"Читатель - это то пространство, где запечатлеваются все до единой цитаты, из которых слагается письмо..." [17] Но это голос не Стерна, а Ролана Барта, нашего современника, который еще и присовокупляет: "...рождение читател приходится оплачивать смертью Автора" [18]. И разве отсюда не следует, что, размышляя над словесным искусством наших дней, Барт держал в уме и опыт Стерна?
Бальзак и Толстой - великие эпики самоуверенного XIX века - соревновались с Господом Богом, когда создавали свои литературные вселенные. Писатели же первой половины XX века, напротив, устыдились такой "демиурговой роли". "Когда шкала ценностей рухнула, - как-то написал Альберто Моравиа,- фраза: "он подумал" оказалась пустой и невыносимой условностью. Отсюда необходимость сказать: "я подумал", и эта фраза точно отвечает нашей концепции действительности..." [19].
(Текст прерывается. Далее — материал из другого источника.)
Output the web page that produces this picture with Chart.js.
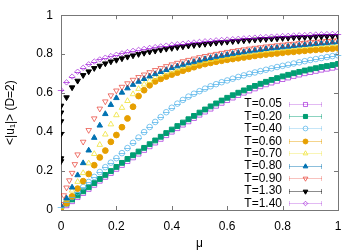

Патрик Зюскинд, как мы видели, презрел советы Моравиа: он снова как бы строитель собственной вселенной. Но именно "как бы", ибо Бальзаку и Толстому не подражает, лишь пародирует их всеведение, а подражает именно Стерну. Ведь то, что Зюскинд изобразил, - не действительность и даже не субъективное о ней представление, а в лицах разыгранная имитация, чистая, я бы сказал, травестия. И автор у Зюскинда если и хозяин своему балагану, так в том лишь смысле, что волен до бесконечности варьировать доставшиеся в наследство маски, костюмы, холсты размалеванных декораций. Может быть, под "смертью Автора" Барт подразумевал нечто в этом роде?
Сжавшийся до "я" мир Моравиа - и есть домен модернизма или (что в этом случае почти одно и то же) "реализма XX века": уже надвигаются сомнения, но вера в земной Эдем не только еще не утрачена, а и до слепоты воспалена, в некоторой мере уже даже искусственна. А Зюскинд веру утратил, вот и вышел не в широкий мир, а к широким кулисам. Единственное, что ему импонирует, - это ирония. А значит, как подмастерье не мог он пройти и мимо "Дон Кихота".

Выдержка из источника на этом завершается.